I was slightly confused about mixing the cure. The Tender Quick called for more than the bacon calculator did.
I cured the bellies for 10 days in vacuum sealed packs. Turning them everyday.
On day 10 I unsealed them and sliced a test piece of bacon off and cooked it to see how salty it was...Thought it was to salty, so I soaked the bellies in ice water for a couple hours. Result much better.
I cold smoke the bacon for 6 hours - A Maze - N tube and apple pellets.
I sliced the bacon with a knife and cooked some up. I'm pretty happy with the results.
A slicer would be nice, but a good sharp knife works good enough for now.
It was a good learning experience.





 
HC That looks great!! Nice job on slicing looks like time for me to make more Points
Richie
 
Looks Great HC !!!
Nice Hand Slicing too!!
I "Like"!!

Yes---it takes about 12 1/2 times as much TQ as it takes Cure #1 for the same amount of meat.

Bear
 
I started out with 2 5lb pork bellies.
I was slightly confused about mixing the cure. The Tender Quick called for more than the bacon calculator did.
I cured the bellies for 10 days in vacuum sealed packs. Turning them everyday.
On day 10 I unsealed them and sliced a test piece of bacon off and cooked it to see how salty it was...Thought it was to salty, so I soaked the bellies in ice water for a couple hours. Result much better.
I cold smoke the bacon for 6 hours - A Maze - N tube and apple pellets.
I sliced the bacon with a knife and cooked some up. I'm pretty happy with the results.
A slicer would be nice, but a good sharp knife works good enough for now.
It was a good learning experience.







Yummmmmm bacon.

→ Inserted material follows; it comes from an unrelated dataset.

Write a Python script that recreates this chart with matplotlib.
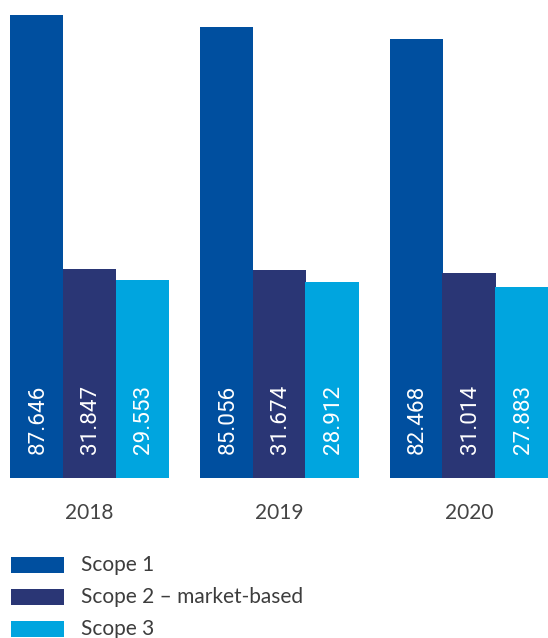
import matplotlib.pyplot as plt
import numpy as np

years = ['2018', '2019', '2020']
scope1 = [87.646, 85.056, 82.468]
scope2 = [31.847, 31.674, 31.014]
scope3 = [29.553, 28.912, 27.883]
names = ['Scope 1', 'Scope 2 – market-based', 'Scope 3']
colors = ['#004f9f', '#2a3675', '#00a5df']

W, H = 548, 638
fig = plt.figure(figsize=(W / 100, H / 100), dpi=100)
# axis area: x from 0 to 548 px, y from 478 px (baseline) to top
ax = fig.add_axes([0, (H - 478) / H, 1, 478 / H])

base = -14.1  # bars in the source are not drawn from zero
x = np.arange(len(years))
w = 0.278
series = [scope1, scope2, scope3]
for i, vals in enumerate(series):
    vals = np.array(vals)
    xs = x + (i - 1) * w
    ax.bar(xs, vals - base, bottom=base, width=w + 0.002, color=colors[i], linewidth=0)
    for xi, v in zip(xs, vals):
        ax.annotate(f'{v:.3f}', (xi, base), xytext=(1, 17.5), textcoords='offset points',
                    rotation=90, ha='center', va='bottom', color='white',
                    fontsize=16.2, family='Roboto')

ax.set_ylim(base, base + 478 / 4.547)
ax.set_xlim(-89.5 / 189.75, (548 - 89.5) / 189.75)
ax.set_xticks(x, years)
ax.tick_params(axis='x', length=0, pad=18, labelsize=15, labelcolor='#444444')
for lab in ax.get_xticklabels():
    lab.set_family('Lato')
ax.set_yticks([])
for s in ax.spines.values():
    s.set_visible(False)

# legend
for i, name in enumerate(names):
    yc = 565 + i * 32
    fig.patches.append(plt.Rectangle((10.5 / W, (H - yc - 8.3) / H), 53 / W, 16.6 / H,
                                     transform=fig.transFigure, color=colors[i], lw=0))
    fig.text(81 / W, (H - yc) / H, name, va='center', ha='left', fontsize=15,
             color='#3d3d3d', family='Lato')

fig.savefig('out.png', dpi=100)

Looks good!
 
Great looking bacon

The cure calculator is for cure #1.

How much TQ did you use?
 
Thanks everyone for the nice comments and the likes!
Figured I got about 7 lbs of bacon.And some nice chunks for some beans or soup.
As I mentioned this was a good learning experience for me.

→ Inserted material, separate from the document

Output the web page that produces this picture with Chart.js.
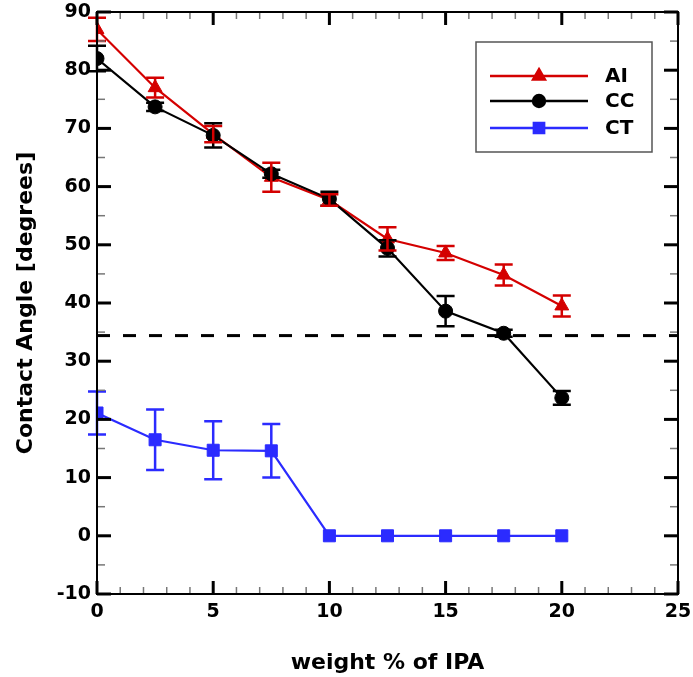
<!DOCTYPE html>
<html>
<head>
<meta charset="utf-8">
<script src="https://cdn.jsdelivr.net/npm/chart.js@4"></script>
<style>
  html, body { margin: 0; padding: 0; background: #fff; }
  #wrap { width: 693px; height: 677px; }
</style>
</head>
<body>
<div id="wrap"><canvas id="myChart" width="693" height="677"></canvas></div>
<script>
const ipa = [0, 2.5, 5, 7.5, 10, 12.5, 15, 17.5, 20];
const ai = [87, 77, 69, 61.6, 57.7, 51, 48.6, 44.8, 39.5];
const aiErr = [2, 1.7, 1.4, 2.5, 1, 2, 1.2, 1.8, 1.8];
const cc = [82, 73.7, 68.8, 62.2, 57.9, 49.4, 38.6, 34.8, 23.7];
const ccErr = [2.2, 0.7, 2.1, 0.7, 1.2, 1.4, 2.6, 0.6, 1.2];
const ct = [21.1, 16.5, 14.7, 14.6, 0, 0, 0, 0, 0];
const ctErr = [3.7, 5.2, 5, 4.6, 0, 0, 0, 0, 0];
const dashLevel = 34.4;
const xTicks = [0, 5, 10, 15, 20, 25];
const yTicks = [-10, 0, 10, 20, 30, 40, 50, 60, 70, 80, 90];

const FONT = 'DejaVu Sans';

function pts(ys) {
  return ipa.map((x, i) => ({ x: x, y: ys[i] }));
}

const dados = {
  datasets: [
    {
      label: 'CC', data: pts(cc), errors: ccErr, order: 1,
      borderColor: '#000', backgroundColor: '#000', borderWidth: 2.2,
      pointStyle: 'circle', pointRadius: 7, pointBorderWidth: 1
    },
    {
      label: 'AI', data: pts(ai), errors: aiErr, order: 2,
      borderColor: '#d40000', backgroundColor: '#d40000', borderWidth: 2.2,
      pointStyle: 'triangle', pointRadius: 8, pointBorderWidth: 1
    },
    {
      label: 'CT', data: pts(ct), errors: ctErr, order: 3,
      borderColor: '#2b2bff', backgroundColor: '#2b2bff', borderWidth: 2.2,
      pointStyle: 'rect', pointRadius: 8.5, pointBorderWidth: 1
    },
    {
      label: 'limit', data: [{ x: 0, y: dashLevel }, { x: 25, y: dashLevel }], order: 4,
      borderColor: '#000', borderWidth: 3, borderDash: [13, 13], pointRadius: 0
    }
  ]
};

// barras de erro
const errorBars = {
  id: 'errorBars',
  afterDatasetsDraw(chart) {
    const ctx = chart.ctx;
    const xs = chart.scales.x, ys = chart.scales.y;
    ctx.save();
    chart.data.datasets.forEach(ds => {
      if (!ds.errors) return;
      ctx.strokeStyle = ds.borderColor;
      ctx.lineWidth = 2.5;
      ds.data.forEach((p, i) => {
        const e = ds.errors[i];
        if (!e) return;
        const px = xs.getPixelForValue(p.x);
        const top = ys.getPixelForValue(p.y + e);
        const bot = ys.getPixelForValue(p.y - e);
        ctx.beginPath();
        ctx.moveTo(px, top); ctx.lineTo(px, bot);
        ctx.moveTo(px - 9, top); ctx.lineTo(px + 9, top);
        ctx.moveTo(px - 9, bot); ctx.lineTo(px + 9, bot);
        ctx.stroke();
      });
    });
    ctx.restore();
  }
};

// moldura e marcas para dentro
const frame = {
  id: 'frame',
  afterDraw(chart) {
    const ctx = chart.ctx;
    const a = chart.chartArea;
    const xs = chart.scales.x, ys = chart.scales.y;
    ctx.save();
    function tick(x1, y1, x2, y2, w, c) {
      ctx.lineWidth = w; ctx.strokeStyle = c;
      ctx.beginPath(); ctx.moveTo(x1, y1); ctx.lineTo(x2, y2); ctx.stroke();
    }
    for (let v = 0; v <= 25; v += 1) {
      const px = xs.getPixelForValue(v);
      const major = v % 5 === 0;
      const len = major ? 13 : 7;
      const w = major ? 3 : 1.5;
      const c = major ? '#000' : '#777';
      tick(px, a.bottom, px, a.bottom - len, w, c);
      tick(px, a.top, px, a.top + len, w, c);
    }
    for (let v = -10; v <= 90; v += 5) {
      const py = ys.getPixelForValue(v);
      const major = v % 10 === 0;
      const len = major ? 14 : 8;
      const w = major ? 3 : 1.5;
      const c = major ? '#000' : '#777';
      tick(a.left, py, a.left + len, py, w, c);
      tick(a.right, py, a.right - len, py, w, c);
    }
    ctx.lineWidth = 2;
    ctx.strokeStyle = '#000';
    ctx.strokeRect(a.left, a.top, a.right - a.left, a.bottom - a.top);
    ctx.restore();
  }
};

// legenda desenhada dentro do grafico
const legendBox = {
  id: 'legendBox',
  afterDraw(chart) {
    const ctx = chart.ctx;
    ctx.save();
    ctx.strokeStyle = '#555';
    ctx.lineWidth = 1.5;
    ctx.strokeRect(476, 42, 176, 110);
    const rows = [['AI', 76], ['CC', 101], ['CT', 128]];
    rows.forEach(([name, y]) => {
      const ds = chart.data.datasets.find(d => d.label === name);
      ctx.strokeStyle = ds.borderColor;
      ctx.lineWidth = 2.5;
      ctx.beginPath(); ctx.moveTo(490, y); ctx.lineTo(588, y); ctx.stroke();
      ctx.fillStyle = ds.backgroundColor;
      Chart.helpers.drawPoint(ctx, {
        pointStyle: ds.pointStyle, radius: ds.pointRadius * 0.85, rotation: 0, borderWidth: 1
      }, 539, y);
      ctx.fillStyle = '#000';
      ctx.font = 'bold 20px "' + FONT + '"';
      ctx.textBaseline = 'middle';
      ctx.fillText(name, 605, y + 1);
    });
    ctx.restore();
  }
};

const config = {
  type: 'line',
  data: dados,
  options: {
    responsive: false,
    animation: false,
    layout: { padding: { left: 0, top: 12, right: 15, bottom: 0 } },
    scales: {
      x: {
        type: 'linear', min: 0, max: 25,
        afterFit(s) { s.height = 83; s.paddingLeft = 0; s.paddingRight = 0; },
        afterBuildTicks(s) { s.ticks = xTicks.map(v => ({ value: v })); },
        grid: { display: false, drawTicks: false },
        border: { display: false },
        ticks: { color: '#000', padding: 7, maxRotation: 0, font: { family: FONT, size: 19, weight: 'bold' } },
        title: { display: true, text: 'weight % of IPA', color: '#000', padding: { top: 0, bottom: 1 },
                 font: { family: FONT, size: 22, weight: 'bold' } }
      },
      y: {
        min: -10, max: 90,
        afterFit(s) { s.width = 97; s.paddingTop = 0; s.paddingBottom = 0; },
        afterBuildTicks(s) { s.ticks = yTicks.map(v => ({ value: v })); },
        grid: { display: false, drawTicks: false },
        border: { display: false },
        ticks: { color: '#000', padding: 6, font: { family: FONT, size: 19, weight: 'bold' } },
        title: { display: true, text: 'Contact Angle [degrees]', color: '#000', padding: { top: 13, bottom: 0 },
                 font: { family: FONT, size: 22, weight: 'bold' } }
      }
    },
    plugins: {
      legend: { display: false },
      tooltip: { enabled: false }
    }
  },
  plugins: [errorBars, frame, legendBox]
};

window.onload = function() {
  const ctx = document.getElementById('myChart').getContext('2d');
  new Chart(ctx, config);
};
</script>
</body>
</html>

I really wasn't sure how long to smoke the bacon. For me 6 hours was pretty good. Bacon had definitely a smoke flavor but not too overbearing.
 
Thanks disco! I have another pork belly currently curing.
Guess I will find out if it was beginners luck.
 
Thanks Al
I'm having trouble keeping up with demand. My kids keep sayin, that bacon was good do you have anymore.
On a good note my butcher makes some good double smoked apple bacon.
I have another belly that will be done curing Wednesday.